Бабушка благодарно гладит руки сына. Отец берет деревянный ящичек с гильзами фабрики «Дуван», пачку табака «Стамболи» и набивает папиросы. Они закуривают и ведут нескончаемые разговоры. А иногда сидят просто молча. Бабушка знает, как тяжело живется ее Мусе в окружении «верноподданных» земляков, как обыденность оплетает его. Ласково привлекая его к себе, она старается отвлечь его от неприятных мыслей.
Все, что любил сын, все, чем он увлекался, было близко и интересно его матери. Она имела хороший вкус, любила литературу и искусство. Вообще бабушка, как характеризовал ее позже Михаил Михайлович, «была человеком со сложной, тонкой и глубокой организацией». В одном из автобиографических писем отец замечает: «Особенно с матерью, от которой я унаследовал психическую организацию, чуткую и впечатлительную, мы были в большой дружбе, и, собственно говоря, ей я обязан склонностью ко всему красивому и любовью к природе».
Михаил Михайлович выделил для своей матери самую теплую, солнечную комнату в доме, а сам поместился в северной комнатушке. У бабушки всегда пахнет яблоками. Обстановка скромная. Две узкие кровати: одна — бабушкина, другая — Ромчика, стол, за которым он готовит уроки; на круглом столике у бабушкиной кровати среди цветов в простой рамке портрет Муси. На стене вешалка, на которой капоты, ротонда на лисьем меху и шелковая летняя тальма темно-серого цвета с рюшами; у стены небольшой сундук с бельем, за сундуком мешочки с орехами — бабушкины «россыпи». Она сама их сушит и, старательно пересчитав, складывает в мешочки, чтобы в праздники одарить ими всех — и детей и взрослых.

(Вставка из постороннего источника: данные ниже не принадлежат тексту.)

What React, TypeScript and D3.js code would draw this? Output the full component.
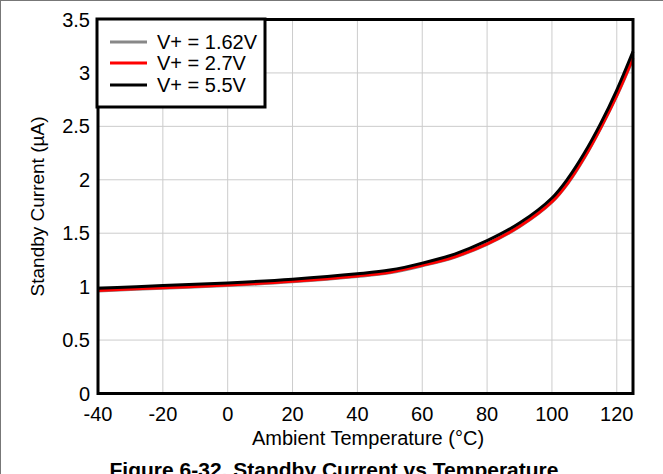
import React from "react";
import * as d3 from "d3";

const temps = [-40, -20, 0, 20, 40, 50, 60, 70, 80, 90, 100, 105, 110, 115, 120, 125];
const v162 = [0.96, 0.985, 1.01, 1.045, 1.095, 1.13, 1.195, 1.275, 1.395, 1.56, 1.79, 1.97, 2.205, 2.48, 2.785, 3.13];
const v27 = [0.965, 0.99, 1.015, 1.05, 1.1, 1.135, 1.2, 1.28, 1.4, 1.565, 1.795, 1.975, 2.21, 2.485, 2.79, 3.14];
const v55 = [0.985, 1.01, 1.035, 1.07, 1.12, 1.155, 1.22, 1.305, 1.43, 1.595, 1.83, 2.015, 2.25, 2.525, 2.84, 3.2];

const xTicks = [-40, -20, 0, 20, 40, 60, 80, 100, 120];
const yTicks = [0, 0.5, 1, 1.5, 2, 2.5, 3, 3.5];
const yTickLabels = ["0", "0.5", "1", "1.5", "2", "2.5", "3", "3.5"];

const seriesNames = ["V+ = 1.62V", "V+ = 2.7V", "V+ = 5.5V"];
const seriesColors = ["#888888", "#ff0000", "#000000"];
const seriesData = [v162, v27, v55];

const FONT = "'Liberation Sans', Arial, Helvetica, sans-serif";

export default function App() {
  const W = 663;
  const H = 474;
  const left = 98, right = 633, top = 19.5, bottom = 393.5;
  const x = d3.scaleLinear().domain([-40, 125]).range([left, right]);
  const y = d3.scaleLinear().domain([0, 3.5]).range([bottom, top]);

  const line = d3
    .line<[number, number]>()
    .x((d) => x(d[0]))
    .y((d) => y(d[1]))
    .curve(d3.curveCatmullRom.alpha(0.5));

  const legendX = 97, legendY = 19, legendW = 168, legendH = 88;
  const legendRows = [42, 63, 85];

  return (
    <svg
      width={W}
      height={H}
      style={{ position: "absolute", left: 0, top: 0, display: "block", background: "#fff" }}
      fontFamily={FONT}
    >
      <rect x={0} y={0} width={W} height={H} fill="#fff" />
      <line x1={0} y1={0.5} x2={W} y2={0.5} stroke="#777" strokeWidth={1} />
      <line x1={0.5} y1={0} x2={0.5} y2={H} stroke="#777" strokeWidth={1} />

      {/* grid */}
      {xTicks.map((t) => (
        <line key={"gx" + t} x1={x(t)} x2={x(t)} y1={top} y2={bottom} stroke="#cccccc" strokeWidth={1} />
      ))}
      {yTicks.map((t) => (
        <line key={"gy" + t} x1={left} x2={right} y1={y(t)} y2={y(t)} stroke="#cccccc" strokeWidth={1} />
      ))}

      {/* series */}
      {seriesData.map((vals, i) => (
        <path
          key={"s" + i}
          d={line(temps.map((t, j) => [t, vals[j]] as [number, number])) || ""}
          fill="none"
          stroke={seriesColors[i]}
          strokeWidth={3}
          strokeLinejoin="round"
        />
      ))}

      {/* frame */}
      <rect x={left} y={top} width={right - left} height={bottom - top} fill="none" stroke="#000" strokeWidth={3} />

      {/* legend */}
      <rect x={legendX} y={legendY} width={legendW} height={legendH} fill="#fff" stroke="#000" strokeWidth={3} />
      {seriesNames.map((n, i) => (
        <g key={"l" + i}>
          <line x1={110} x2={147} y1={legendRows[i]} y2={legendRows[i]} stroke={seriesColors[i]} strokeWidth={3} />
          <text x={157} y={legendRows[i]} dy="0.35em" fontSize={20} fill="#000">
            {n}
          </text>
        </g>
      ))}

      {/* y tick labels */}
      {yTicks.map((t, i) => (
        <text key={"yl" + t} x={90} y={y(t)} dy="0.35em" textAnchor="end" fontSize={20} fill="#000">
          {yTickLabels[i]}
        </text>
      ))}
      {/* x tick labels */}
      {xTicks.map((t) => (
        <text key={"xl" + t} x={x(t)} y={421} textAnchor="middle" fontSize={20} fill="#000">
          {t}
        </text>
      ))}

      <text x={368} y={445} textAnchor="middle" fontSize={20} fill="#000">
        Ambient Temperature (°C)
      </text>
      <text
        transform={`translate(44, ${(top + bottom) / 2}) rotate(-90)`}
        textAnchor="middle"
        fontSize={19}
        fill="#000"
      >
        Standby Current (µA)
      </text>
      <text x={334} y={477} textAnchor="middle" fontSize={21} fontWeight="bold" fill="#000">
        Figure 6-32. Standby Current vs Temperature
      </text>
    </svg>
  );
}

Бабушка лежит на пристроенной к печке и покрытой старинным украинским ковром лежанке. Ковер выткан из грубой черной шерсти, порыжевшей от времени. На этом фоне разбросаны красные, желтые и розовые цветы. Отец обнимает ее за плечи.
— Поглядите-ка, что я вам привез, — говорит он и протягивает свои подарки…
Оба они очень любили музыку. Когда к нам приходили бандуристы или лирники, для бабушки на крыльцо выносили кресло, а мы, детвора, усаживались на ступеньках.
Как-то у бабушки заболели глаза. Мы прикладывали ей к глазам примочки из разных лекарств, листья трав, несколько раз вызывали доктора Тимошко. Отец волновался, спрашивал в письмах домочадцев о матери: «Беспокоюсь я, как мамино здоровье, перестала ли болеть и не нужно ли еще раз пригласить Тимошко?»
Однажды у отца собрались гости на очередную литературную «субботу». Вдруг из бабушкиной комнаты раздался испуганный крик. Отец стремглав бросился туда. Оказалось, что бабушка, лежа в постели, курила. И из папиросы на одеяло выпала искра. Одеяло, очевидно, долго тлело, пока, наконец, не вспыхнуло. Бабушка обнаружила это лишь тогда, когда огонь обжег ей пальцы.
Быстро погасив огонь, отец стал успокаивать ее, прикладывая к обожженным пальцам мазь и примочки.
Сына своего бабушка любила беспредельно. Оберегая его больное сердце, она следила, чтобы мы не шумели, не беспокоили его и не огорчали. Трогательная сцена происходила ежегодно накануне 5 сентября — дня папиного рождения. Поздно вечером, когда отец уже спит, а чаще делает вид, что спит, бабушка с каким-нибудь подарком и с обязательным мешочком орехов и плиткой шоколада в руках тихонько пробирается в папину комнату. Ее правая рука протянута вперед, нащупывая в воздухе дорогу. Неслышно бабушка подходит к постели отца, привязывает мешочек к спинке его кровати, поправляет одеяло и нежно, едва касаясь пальцами, голубит своего Мусю. И столько в ее руках ласки, что отец не выдерживает, подхватывается с постели и крепко ее целует.